Of course, the electric light came along, and the demand for lamp oil diminished.   But at the same time, the internal combustion engine - running on gasoline - was developed.  Actually, IC engines can run on a number of fuels.  My 1941 Ford tractor had an option to run on kerosene.  You would start it on gas, and once it vaporized enough kerosene in a heater attached to the exhaust manifold, you could switch over to "cheaper" kerosene use - because by 1939, kerosene was cheaper than gas, which was no longer a "waste product" of the refining process.

Economics drove the gas engine, not government policy.  Oh, sure, governments subsidized road construction and whatnot - but roads are roads, and you can drive any kind of car on them, regardless of its power source, whether it is a 1919 Baker electric or a 2019 Tesla Model-3.   Some might argue that the oil industry itself is subsidized, with cheap leases for oil exploration and whatnot.  But you could make the same arguments about cattle grazing or various forms of mining as well.  Governments got ahead of the parade, when it came to the IC engine, they didn't lead it from the get-go.
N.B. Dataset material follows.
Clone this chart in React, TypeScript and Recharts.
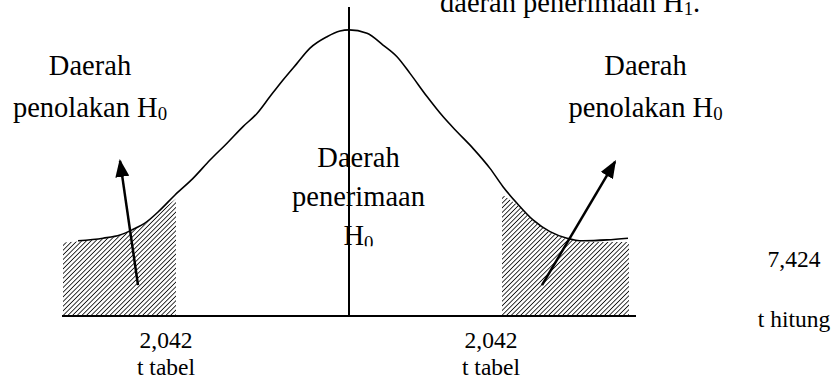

Now, don't get me wrong.  I think the dream of solar-powered electric cars is a wonderful one.   But I don't invest in dreams, as they are based on belief and not rational thinking.   What is keeping the price of Tesla stock higher than a Space-X rocket can fly is not rational thinking, but a lot of small investors who want to believe in this wonderful dream.   But the reality is, there are no profits, no cash-on-hand, and no realistic expectation that this 5,000-per-week production schedule will be met before the money runs out.   Banks are already downgrading Tesla bonds from "junk" to "junkier".

The nail in the coffin, I think, is Trump.   The current coal administration is hostile to solar power and electric cars.  The tariffs slapped on solar panels will essentially kill off that market in the US - a market that made solar "affordable" by using cheap Chinese panels and generous payments from the utility companies - the latter of which died off last year.  Home solar installs have dropped to nearly nil - and no one is talking about this, yet.

Subsidies for electric cars will likely be next on the chopping block.  Or perhaps the lithium-ion batteries that are the heart of the electric car will be the next victim of Trump's trade wars.  No matter how you slice it, Elon Musk has an uphill battle ahead of him.   Even success could spell failure, in the long run, at least for his company.

But then again, first to market is often last in the marketplace.  The failure of Tesla might not spell doom for the electric car, but pave the way for the next competitor - who will have an easier time of it.

But invest in Tesla?   Uh, no thanks.  I can't risk my livelihood on someone else's dream!